Figures & data
Table 1 Circumferences (micrometers) of the aortas isolated from four experimental groups
Figure 1 High incidence of AAA formation in C57/B6J mice treated with both AngII and BaP. Representative HE-stained tissue sections of suprarenal segments (1 cm above left renal artery) of the aortas from control and treated mice were shown (A). We measured the circumference of aortic rings from four experimental groups using the computer program of NIH Image J. AAA was defined as circumferences that were increased by more than 50% of the average circumference in the control group (946 ± 69 micrometers). Seven mice from the group treated with both AngII/BaP and two from the AngII-treated group showed AAA formation with circumferences greater than 1417 micrometer (B, each diamond represents a different mouse). Differences in the occurrence of AAA formation between the AngII-treated group and the group treated with both AngII and BaP was statistically significant (P < 0.05). Histology of the aortic wall showed severe damage to the medial layer, breakage of elastic lamella, hematoma, and aortic rupture (indicated by the arrow) in the mouse group treated with both AngII and BaP (A). The aortic wall at the location of rupture was significantly thinner, compared to other parts of the aortic wall. A damaged and thinner aortic wall (broken arrows) was also observed in aortic rings harvested from mice treated with AngII and mice treated with both AngII and BaP.
Figure 2 High incidence of AAA rupture and hematoma formation in C57/B6J mice treated with both AngII and BaP. Representative photomicrographs of aortic segments from heart to kidney, harvested from control and treated mice were shown (A). Five mice from the group treated with both AngII and BaP and one in the AngII-treated group showed AAA rupture and hematoma formation (solid arrow). No arterial rupture or hematoma formation was observed in the control group or in the group treated with BaP alone. In mice treated with AngII/BaP, the yellowish stain surrounding tissues (indicated by broken arrow) was tightly attached to the adventitial layer of the aorta (A). The difference in occurrence of AAA rupture and hematoma formation between the AngII-treated group and the group treated with both AngII and BaP was statistically significant (P < 0.05) (B).
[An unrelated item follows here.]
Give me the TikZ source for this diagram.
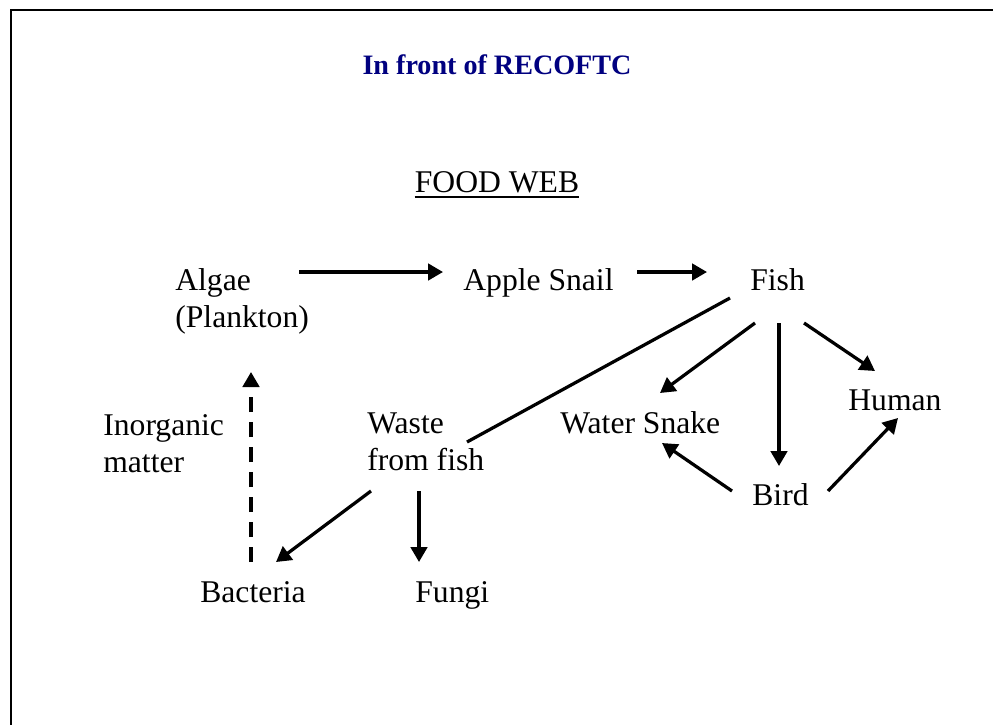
\documentclass[tikz,border=0pt]{standalone}
\usepackage{fontspec}
\setmainfont{Liberation Serif}
\usepackage{tikz}
\usetikzlibrary{positioning,arrows.meta,calc}
\tikzset{flecha/.style={line width=0.065cm, -{Triangle[length=0.3cm,width=0.33cm]}}}
\tikzset{linea/.style={line width=0.065cm}}
\tikzset{etiqueta/.style={inner sep=0pt, anchor=base west, align=left, font=\fontsize{18}{21}\selectfont}}
\definecolor{titleblue}{RGB}{0,0,128}

\begin{document}
\begin{tikzpicture}[x=0.02cm, y=-0.02cm]
            \useasboundingbox (0,0) rectangle (993,724);
            \clip (0,0) rectangle (993,724);
            \draw[line width=0.04cm] (11,10) rectangle (1010,740);

            \node[inner sep=0pt, anchor=base, text=titleblue, font=\fontsize{16}{19}\selectfont\bfseries] (title) at (497,74) {In front of RECOFTC};
            \node[inner sep=0pt, anchor=base, font=\fontsize{18}{21}\selectfont] (web) at (497,192) {FOOD WEB};
            \draw[line width=0.03cm] ($(web.base west)+(0,5)$) -- ($(web.base east)+(0,5)$);

            % two-line labels sit on the baseline of their last line
            \node[etiqueta] (algae) at (175,327) {Algae\\(Plankton)};
            \node[etiqueta] (snail) at (463,290) {Apple Snail};
            \node[etiqueta] (fish) at (750,290) {Fish};
            \node[etiqueta] (inorganic) at (103,472) {Inorganic\\matter};
            \node[etiqueta] (waste) at (367,470) {Waste\\from fish};
            \node[etiqueta] (snake) at (560,433) {Water Snake};
            \node[etiqueta] (human) at (848,410) {Human};
            \node[etiqueta] (bird) at (752,505) {Bird};
            \node[etiqueta] (bacteria) at (200,602) {Bacteria};
            \node[etiqueta] (fungi) at (415,602) {Fungi};

            \draw[flecha] ($(algae.base west)+(124,-55)$) -- ($(snail.base west)+(-20,-18)$);
            \draw[flecha] ($(snail.base west)+(174,-18)$) -- ($(fish.base west)+(-43,-18)$);
            \draw[linea] ($(fish.base west)+(-20,8)$) -- ($(waste.base west)+(100,-28)$);
            \draw[flecha] ($(fish.base west)+(5,33)$) -- ($(snake.base west)+(100,-40)$);
            \draw[flecha] ($(fish.base west)+(29,33)$) -- ($(bird.base west)+(27,-39)$);
            \draw[flecha] ($(fish.base west)+(54,33)$) -- ($(human.base west)+(27,-39)$);
            \draw[flecha] ($(bird.base west)+(-20,-14)$) -- ($(snake.base west)+(102,10)$);
            \draw[flecha] ($(bird.base west)+(76,-14)$) -- ($(human.base west)+(50,8)$);
            \draw[flecha] ($(waste.base west)+(4,21)$) -- ($(bacteria.base west)+(76,-40)$);
            \draw[flecha] ($(waste.base west)+(52,21)$) -- ($(fungi.base west)+(4,-40)$);
            \draw[flecha, dash pattern=on 0.3cm off 0.2cm] ($(bacteria.base west)+(51,-40)$) -- ($(algae.base west)+(76,45)$);
        \end{tikzpicture}
\end{document}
Figure 3 Damage of the arterial wall by AngII or BaP treatments. We show representative images of the aortic wall at the suprarenal segment of the aortas obtained from control, AngII-treated, and BaP-treated mice. Compared to control animals, the medial layer of aortas from AngII-treated mice and BaP-treated mice was shrunken; elastic lamella lost fine lines and instead degraded into loosely defined lines. These changes were particularly severe in aortas from BaP-treated mice, with fewer cells (VSMCs) seen in the medial layer. In adventitia, there were some cells with a rounded-shaped nucleus, resembling inflammatory cells. Although the medial layer of the aortas from BaP-treated mice was severely damaged, the adventitia of the arteries was thicker.
Figure 4 Macrophage infiltration into the aortic wall caused by AngII or BaP treatments. We present the images of immunohistochemical staining with macrophage F4/80 antibody of aortic sections from control, AngII-treated and BaP-treated mice. Macrophage infiltration within the aortic wall (brown staining) was quantified by counting positively stained cells per area of 0.01 square millimeters (n = 6) (B). The results show that both AngII and BaP caused macrophage infiltration into the aortic wall, but the response was more intense in BaP-treated mice.